Anyone peddling the line that a poor World Cup qualifying campaign is excusable because 'we just don't have the players' should ponder the heroic exploits of Iceland.
Seeded sixth out of six before Group E began, Iceland currently lie in second place, a point ahead of Slovenia. And with their next game a home tie against bottom-placed Cyprus on October 11, they have a very decent chance of making the play-offs.
Iceland put themselves in contention by coming back from 4-1 down to draw 4-4 against group leaders Switzerland and then beating Albania 2-1 at home.
This is unaccustomed territory for the land of sagas, volcanic islands and Bjork. Iceland have never qualified for the finals of a major tournament, hardly surprisingly given that the country's population of 323,180 is about 200,000 less than greater Belfast.
How has the miracle happened?

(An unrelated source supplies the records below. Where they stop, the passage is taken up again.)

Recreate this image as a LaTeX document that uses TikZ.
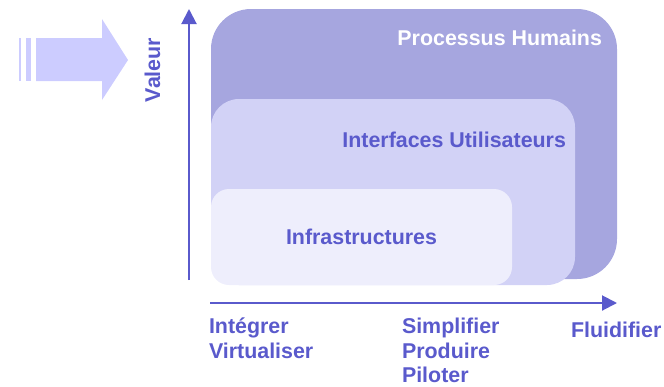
\documentclass[tikz,border=0pt]{standalone}
\usepackage{fontspec}
\setmainfont{Liberation Sans}
\usetikzlibrary{arrows.meta}
\definecolor{axisblue}{HTML}{5A5ACC}
\definecolor{outerc}{HTML}{A6A6DF}
\definecolor{midc}{HTML}{D2D2F6}
\definecolor{innerc}{HTML}{EEEEFC}
\definecolor{bigarrow}{HTML}{CCCCFF}
\tikzset{
  axis/.style={draw=axisblue, line width=2pt, -{Triangle[length=15pt,width=15pt]}},
  lbl/.style={font=\fontsize{21.4}{26}\selectfont\bfseries, text=axisblue, inner sep=0pt, outer sep=0pt},
  lblw/.style={lbl, text=white},
}
\begin{document}
\begin{tikzpicture}[x=1pt,y=-1pt]
\useasboundingbox (0,0) rectangle (664,386);
% big arrow
\fill[bigarrow] (36,38) -- (102,38) -- (102,19) -- (128,60) -- (102,100) -- (102,81) -- (36,81) -- cycle;
\fill[bigarrow] (19,38) rectangle (21,81);
\fill[bigarrow] (26,38) rectangle (31,81);
% layers
\fill[outerc, rounded corners=40pt] (211,9) rectangle (617,279);
\fill[midc, rounded corners=28pt] (211,99) rectangle (575,285);
\fill[innerc, rounded corners=18pt] (211,189) rectangle (512,285);
% axes
\coordinate (yb) at (189,280);
\coordinate (yt) at (189,9);
\coordinate (xl) at (210,303);
\coordinate (xr) at (617,303);
\draw[axis] (yb) -- (yt);
\draw[axis] (xl) -- (xr);
% labels
\node[lbl, rotate=90, anchor=base west] (valeur) at (160,102) {Valeur};
\node[lblw, anchor=base east] (proc) at (602,45) {Processus Humains};
\node[lbl, anchor=base east] (iface) at (566,147) {Interfaces Utilisateurs};
\node[lbl, anchor=base west] (infra) at (286,244) {Infrastructures};
\node[lbl, anchor=base west] (integ) at (209,333) {Intégrer};
\node[lbl, anchor=base west] (virt) at (209,358) {Virtualiser};
\node[lbl, anchor=base west] (simpl) at (402,333) {Simplifier};
\node[lbl, anchor=base west] (prod) at (402,358) {Produire};
\node[lbl, anchor=base west] (pilot) at (402,382) {Piloter};
\node[lbl, anchor=base west] (fluid) at (571,337) {Fluidifier};
\end{tikzpicture}
\end{document}
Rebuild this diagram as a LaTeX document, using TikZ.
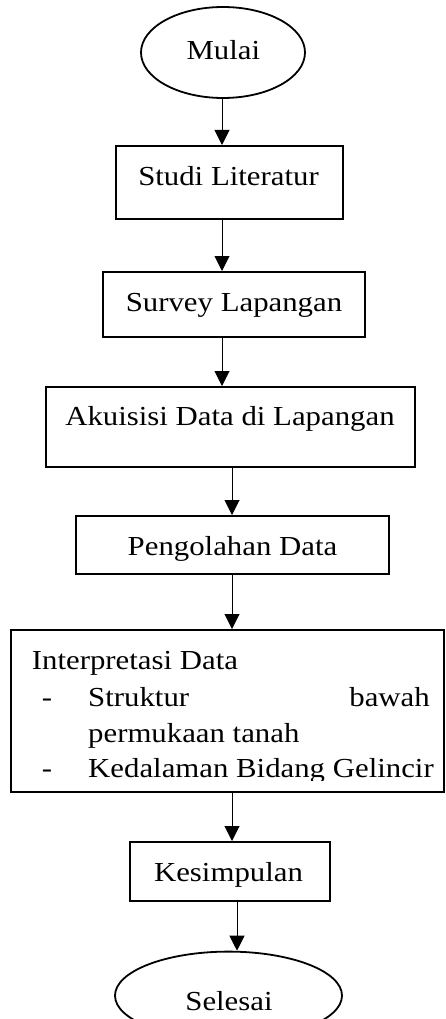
\documentclass[tikz,border=0pt]{standalone}
\usepackage{fontspec}
\setmainfont[FakeStretch=1.12]{Liberation Serif}
\usetikzlibrary{shapes.geometric,arrows.meta}
\begin{document}
\begin{tikzpicture}[x=1pt,y=-1pt,
  every node/.style={inner sep=0pt},
  txt/.style={font=\fontsize{27.5}{33}\selectfont, anchor=base},
  boxnode/.style={draw, line width=2pt, rectangle},
  ovalnode/.style={draw, line width=1.8pt, ellipse},
  arr/.style={line width=1pt, -{Triangle[length=15pt,width=15pt]}}]
\clip (0,0) rectangle (445,1019);
% shapes
\node[ovalnode, minimum width=164, minimum height=91] (mulai) at (223,52.5) {};
\node[boxnode, minimum width=227, minimum height=73] (studi) at (229.5,182.5) {};
\node[boxnode, minimum width=262, minimum height=65] (survey) at (234,304.5) {};
\node[boxnode, minimum width=369, minimum height=80] (akuisisi) at (230.5,427) {};
\node[boxnode, minimum width=313, minimum height=58] (olah) at (232.5,545) {};
\node[boxnode, minimum width=433, minimum height=162] (interp) at (227,711) {};
\node[boxnode, minimum width=200, minimum height=59] (simpul) at (230,871.5) {};
\node[ovalnode, minimum width=227, minimum height=88] (selesai) at (228.5,995.6) {};
% labels
\node[txt] (tmulai) at (223.4,60) {Mulai};
\node[txt] (tstudi) at (228.5,185.5) {Studi Literatur};
\node[txt] (tsurvey) at (234,311) {Survey Lapangan};
\node[txt] (takuisisi) at (230,425.5) {Akuisisi Data di Lapangan};
\node[txt] (tolah) at (232.5,555) {Pengolahan Data};
\node[txt] (tsimpul) at (228.5,881.5) {Kesimpulan};
\node[txt] (tselesai) at (229,1010) {Selesai};
\begin{scope}
\clip (10,630) rectangle (444,780);
\node[txt, anchor=base west] (i0) at (31.7,669) {Interpretasi Data};
\node[txt] (d1) at (47,706) {-};
\node[txt, anchor=base west] (i1) at (88,706) {Struktur};
\node[txt, anchor=base east] (i1b) at (430,706) {bawah};
\node[txt, anchor=base west] (i2) at (88,742) {permukaan tanah};
\node[txt] (d2) at (47,777) {-};
\node[txt, anchor=base west] (i3) at (88,777) {Kedalaman Bidang Gelincir};
\end{scope}
% connectors
\coordinate (ca) at (222,0);
\coordinate (cb) at (232,0);
\coordinate (cc) at (237,0);
\draw[arr] (mulai.south -| ca) -- (studi.north -| ca);
\draw[arr] (studi.south -| ca) -- (survey.north -| ca);
\draw[arr] (survey.south -| ca) -- (akuisisi.north -| ca);
\draw[arr] (akuisisi.south -| cb) -- (olah.north -| cb);
\draw[arr] (olah.south -| cb) -- (interp.north -| cb);
\draw[arr] (interp.south -| cb) -- (simpul.north -| cb);
\draw[arr] (simpul.south -| cc) -- (selesai.north -| cc);
\end{tikzpicture}
\end{document}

Well, as always the manager has a lot do with it.
After their disastrous European Championships campaign, Iceland decided to think big and appointed Lars Lagerback, who qualified Sweden for the 2002 and 2006 World Cups and 2000, 2004 and 2008 Euros, three of these qualifications as joint manager with Tommy Soderberg.
If he doesn't work the same trick this time at the very least he'll have come much, much closer than anyone predicted when Iceland began their campaign as the 121st ranked team in the world, behind Azerbaijan, Liechtenstein and the Faroe Islands.
Just because you don't have the players doesn't mean you have to throw in the towel.